# Aquarium Siphon as Milker?



## central_nj (Aug 14, 2013)

Er, this may sound crazy, but I was thinking of purchasing an aquarium gravel-cleaning siphon to help milk our goats...

Is this a bad idea? I know there're a few milker diy's out there, but I haven't seen anything with an aquarium siphon...has anyone tried milking with one before?

It seems to utilize the same 'sciences' as the henry milker, et al, so I'm hoping it'll work.

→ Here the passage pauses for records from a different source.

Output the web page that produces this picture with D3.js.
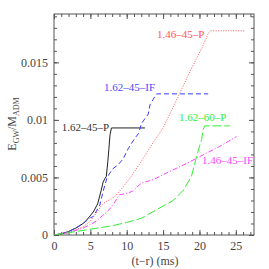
<!DOCTYPE html>
<html><head><meta charset="utf-8">
<script src="https://cdn.jsdelivr.net/npm/d3@7"></script>
<style>body{margin:0;background:#fff}svg{display:block}</style>
</head><body>
<script>
const xTicks = [0,5,10,15,20,25];
const yTicks = [0,0.005,0.01,0.015];
const yTickLabels = ["0","0.005","0.01","0.015"];
const s162_45_P = [[0,0],[1,0.0001],[2,0.0003],[3,0.0006],[4,0.0010],[4.5,0.0013],[5.4,0.0020],[6,0.0027],[6.5,0.0039],[6.75,0.0046],[7.0,0.0049],[7.2,0.0051],[7.4,0.0064],[7.55,0.0075],[7.7,0.0087],[7.9,0.0093],[12.5,0.0093]];
const s162_45_IF = [[0,0],[1,0.0001],[2,0.0003],[3,0.0006],[4,0.0010],[5,0.0015],[5.4,0.0016],[6.3,0.0026],[6.8,0.0039],[7.3,0.0050],[8,0.0057],[8.8,0.0061],[9.5,0.0066],[10.2,0.0075],[11.1,0.0084],[11.6,0.0088],[12.05,0.0097],[12.5,0.0101],[12.95,0.0105],[13.2,0.0113],[13.65,0.0118],[14.1,0.01226],[21.2,0.01226]];
const s146_45_P = [[0,0],[2,0.0002],[4,0.0007],[5,0.0012],[5.8,0.0019],[6.7,0.0027],[7.2,0.0029],[8.3,0.0033],[9,0.0038],[10.4,0.0049],[12,0.0064],[13.5,0.0079],[15,0.0093],[16.3,0.0110],[17.5,0.0126],[18.7,0.0142],[20.3,0.0162],[21.2,0.0175],[21.5,0.01774],[26.2,0.01774]];
const s146_45_IF = [[0,0],[2,0.0002],[4,0.0006],[5,0.0009],[5.8,0.0012],[6.7,0.0017],[7.6,0.0022],[8.3,0.0028],[9,0.0035],[9.9,0.0036],[10.8,0.0038],[12,0.0045],[13.6,0.0048],[15.5,0.0054],[18.2,0.0062],[20,0.0068],[22.8,0.0077],[25.1,0.00855]];
const s162_60_P = [[0,0],[2,0.0002],[4,0.0004],[6,0.0006],[8,0.0008],[10,0.0011],[12,0.00145],[14.1,0.0022],[16.4,0.0030],[17.8,0.0039],[18.9,0.0051],[19.6,0.0068],[20.05,0.0078],[20.3,0.0083],[20.5,0.0091],[20.7,0.00948],[24.2,0.00948]];
const seriesNames = ["1.62\u201345\u2013P","1.62\u201345\u2013IF","1.46\u201345\u2013P","1.46\u201345\u2013IF","1.62\u201360\u2013P"];
const seriesData = [s162_45_P, s162_45_IF, s146_45_P, s146_45_IF, s162_60_P];
const seriesColors = ["#222222","#3a3aff","#ff5555","#ff44ff","#33ee33"];
const labelColors = ["#333333","#4a4aff","#ff5555","#ff44ff","#33ee33"];
const seriesDash = [null,"5,3","1,1.5","5,2,1,2","9,3"];
const labelPos = [[109,131,"end"],[104,91,"start"],[157,38,"start"],[202,164,"start"],[179,121,"start"]];

const W=269,H=269, L=54, R=254, T=14, B=235;
const svg = d3.select("body").append("svg").attr("width",W).attr("height",H);
const x = d3.scaleLinear().domain([0,27.5]).range([L,R]);
const y = d3.scaleLinear().domain([0,0.0192]).range([B,T]);
const font = "Liberation Serif, Times New Roman, serif";

const g = svg.append("g");
g.append("rect").attr("x",L).attr("y",T).attr("width",R-L).attr("height",B-T)
 .attr("fill","none").attr("stroke","#555").attr("stroke-width",1);

const xMinor = d3.range(0,28,1);
const yMinor = d3.range(0,0.0192,0.001);
function drawAxis(axisFn, scale, major, minor, pos, labels, fmt){
  const a1 = axisFn(scale).tickValues(minor).tickSize(-3).tickFormat("");
  const ga = svg.append("g").attr("transform",pos).call(a1);
  ga.select(".domain").remove();
  ga.selectAll("line").attr("stroke","#555");
  const a2 = axisFn(scale).tickValues(major).tickSize(-5).tickPadding(6);
  if(labels) a2.tickFormat(fmt); else a2.tickFormat("");
  const gb = svg.append("g").attr("transform",pos).call(a2);
  gb.select(".domain").remove();
  gb.selectAll("line").attr("stroke","#555");
  gb.selectAll("text").attr("font-family",font).attr("font-size",12).attr("fill","#444");
  return gb;
}
drawAxis(d3.axisBottom, x, xTicks, xMinor, `translate(0,${B})`, true, d=>String(d));
drawAxis(d3.axisTop, x, xTicks, xMinor, `translate(0,${T})`, false);
drawAxis(d3.axisLeft, y, yTicks, yMinor, `translate(${L},0)`, true, (d,i)=>yTickLabels[i]);
drawAxis(d3.axisRight, y, yTicks, yMinor, `translate(${R},0)`, false);

const line = d3.line().x(d=>x(d[0])).y(d=>y(d[1]));
svg.append("clipPath").attr("id","c").append("rect").attr("x",L).attr("y",T).attr("width",R-L).attr("height",B-T);
seriesData.forEach((s,i)=>{
  svg.append("path").attr("d",line(s)).attr("fill","none")
    .attr("stroke",seriesColors[i]).attr("stroke-width",1)
    .attr("stroke-dasharray",seriesDash[i]).attr("clip-path","url(#c)");
  svg.append("text").attr("x",labelPos[i][0]).attr("y",labelPos[i][1])
    .attr("text-anchor",labelPos[i][2]).attr("font-family",font).attr("font-size",11)
    .attr("fill",labelColors[i]).text(seriesNames[i]);
});

svg.append("text").attr("x",155).attr("y",265).attr("text-anchor","middle")
  .attr("font-family",font).attr("font-size",12).attr("fill","#444").text("(t\u2212r) (ms)");
const yl = svg.append("text").attr("transform","translate(16,124) rotate(-90)")
  .attr("text-anchor","middle").attr("font-family",font).attr("font-size",12).attr("fill","#444");
yl.append("tspan").text("E");
yl.append("tspan").attr("font-size",8).attr("dy",3).text("GW");
yl.append("tspan").attr("dy",-3).text("/M");
yl.append("tspan").attr("font-size",8).attr("dy",3).text("ADM");
</script>
</body></html>
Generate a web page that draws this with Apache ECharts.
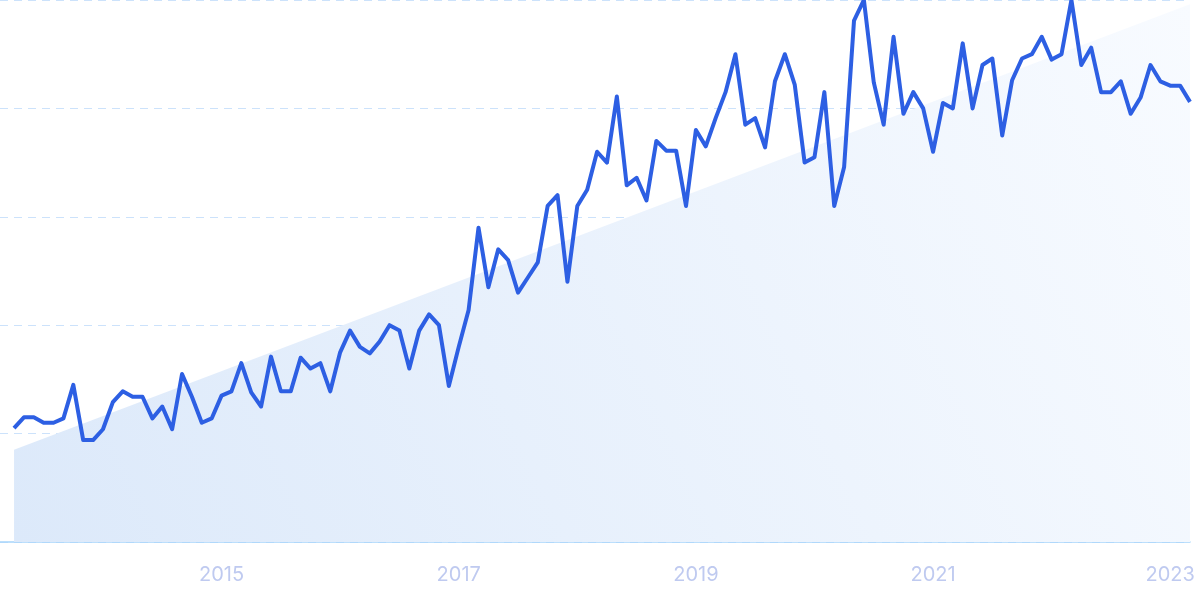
<!DOCTYPE html>
<html>
<head>
<meta charset="utf-8">
<script src="https://cdn.jsdelivr.net/npm/echarts@6/dist/echarts.min.js"></script>
<style>html,body{margin:0;padding:0;background:#fff}#c{width:1200px;height:600px}</style>
</head>
<body>
<div id="c"></div>
<script>
// Monthly series, April 2013 .. March 2023 (120 months)
const startYear = 2013;
const startMonth = 4;
const values = [
  1.05,1.15,1.15,1.10,1.10,1.14,1.45,0.94,0.94,1.04,1.29,1.39,
  1.34,1.34,1.14,1.25,1.04,1.55,1.34,1.10,1.14,1.35,1.39,1.65,
  1.38,1.25,1.71,1.39,1.39,1.70,1.60,1.65,1.39,1.75,1.95,1.80,
  1.74,1.85,2.00,1.95,1.60,1.95,2.10,2.00,1.44,1.80,2.14,2.90,
  2.35,2.70,2.60,2.30,2.44,2.58,3.10,3.20,2.40,3.10,3.25,3.60,
  3.50,4.11,3.29,3.36,3.15,3.70,3.61,3.61,3.10,3.80,3.65,3.91,
  4.15,4.50,3.85,3.91,3.64,4.25,4.50,4.22,3.50,3.55,4.15,3.10,
  3.46,4.81,5.00,4.24,3.85,4.66,3.95,4.15,4.00,3.60,4.05,4.00,
  4.60,4.00,4.40,4.46,3.75,4.26,4.46,4.50,4.66,4.45,4.50,5.00,
  4.40,4.56,4.15,4.15,4.25,3.95,4.10,4.40,4.25,4.21,4.21,4.06
];
const categories = values.map((_, i) => {
  const m = startMonth - 1 + i;
  return (startYear + Math.floor(m / 12)) + '-' + String(m % 12 + 1).padStart(2, '0');
});
// Trend endpoints (first and last month)
const trendStart = 0.85;
const trendEnd = 4.96;
// Tick labels (January of odd years)
const tickLabels = ['2015', '2017', '2019', '2021', '2023'];
const tickIndex = tickLabels.map(y => categories.indexOf(y + '-01'));

const lineData = values.map((v, i) => [i, v]);
const trendData = [[0, trendStart], [values.length - 1, trendEnd]];

const chart = echarts.init(document.getElementById('c'));
chart.setOption({
  animation: false,
  grid: { left: 0, right: 10, top: 0, bottom: 58 },
  xAxis: {
    type: 'value',
    min: -1.42,
    max: values.length - 1,
    axisLine: { show: true, lineStyle: { color: '#a6d5fb', width: 1.5 } },
    axisTick: { show: false },
    splitLine: { show: false },
    axisLabel: {
      customValues: tickIndex,
      formatter: v => tickLabels[tickIndex.indexOf(Math.round(v))] || '',
      color: '#bfcaf0',
      fontSize: 20,
      fontFamily: 'Inter, "Noto Sans", sans-serif',
      margin: 23
    }
  },
  yAxis: {
    type: 'value',
    min: 0,
    max: 5,
    interval: 1,
    axisLine: { show: false },
    axisTick: { show: false },
    axisLabel: { show: false },
    splitLine: { show: true, lineStyle: { color: '#cce2fb', type: [8, 6], width: 1 } }
  },
  series: [
    {
      type: 'line',
      data: trendData,
      symbol: 'none',
      silent: true,
      lineStyle: { width: 0 },
      areaStyle: {
        opacity: 1,
        color: new echarts.graphic.LinearGradient(0, 1, 1, 0, [
          { offset: 0, color: '#dce9fa' },
          { offset: 1, color: '#f8fbff' }
        ])
      },
      z: 1
    },
    {
      type: 'line',
      data: lineData,
      symbol: 'none',
      lineStyle: { color: '#2d5fe3', width: 4, join: 'round' },
      z: 3
    }
  ]
});
</script>
</body>
</html>
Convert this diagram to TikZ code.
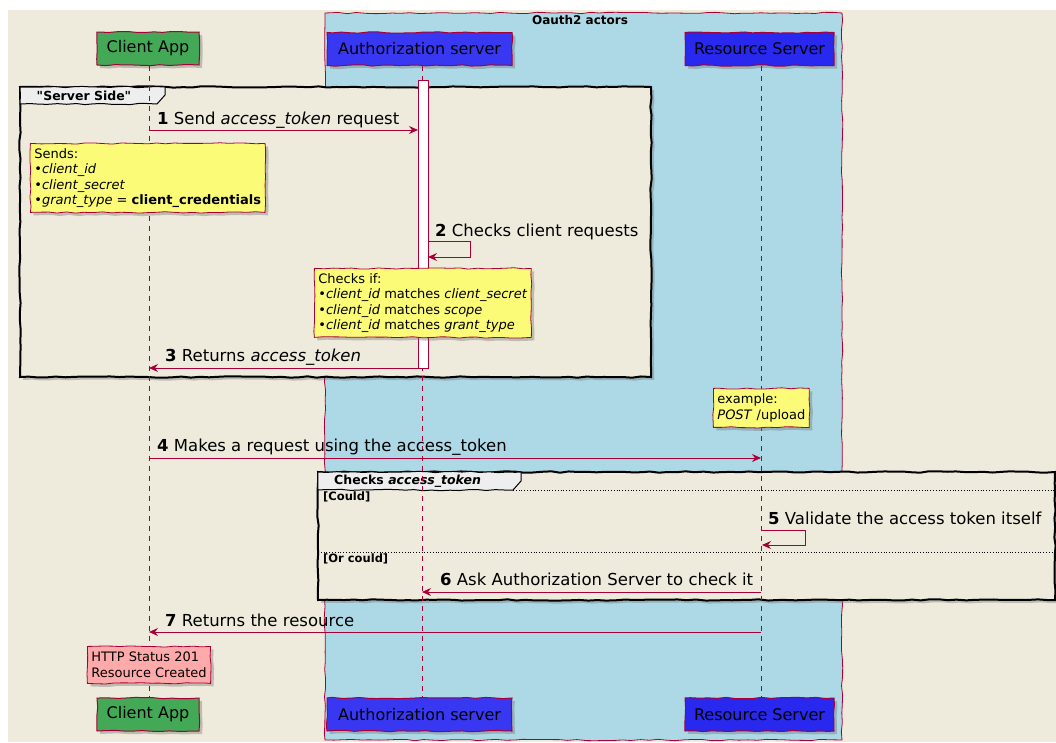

I'm looking at ones like this:
http://www.amazon.com/biOrb-822728000250-Cleaner-Pump/dp/B000KHZ0X0/ref=pd_sim_lg_6

thoughts?


----------



## Scottyhorse (Feb 11, 2013)

Hmm, good question. My only concern would be damage to the teats/udder from all the suction, especially if you are into showing. I don't know how well it would get the milk out, but it could work very well. 
I'll be following along to see what the other answers are.


----------



## lovinglife (Jun 6, 2013)

Looks like the milk would go through the pump part, might be hard to keep that clean.


----------



## central_nj (Aug 14, 2013)

okay so, technically it should work, right? I bought the aquarium siphon and the teats fit through and everything seemed to be set to go, but the milk just does not flow no matter how long or how quickly I pump!

Is there something I'm doing wrong? 
Isn't this siphon basically the same thing as that infamous Henry Milker, only manual?

I guess either I'm doing it wrong or the laws of physics aren't in my favor here...idk

Any idea what could possibly be the issue?

Hand milking works just fine, btw, so there's nothing wrong with my goats...the pump just doesn't seem to suck hard enough and I guess that's the only reason a brake pump/automatic pumper might work better...


----------



## just_plain_bob (May 4, 2013)

i've used similar things for my fish tanks
the pump wont work while it is siphoning ( it wont increase the amount of water being pulled through )
once a siphon has started it relies on gravity to continue

but I've never milked a goat so I dunno


----------



## ksalvagno (Oct 6, 2009)

Are your girls orifices small? Those hand pumps usually don't work with small orifices. Henry Milker is just a hand pump too.


----------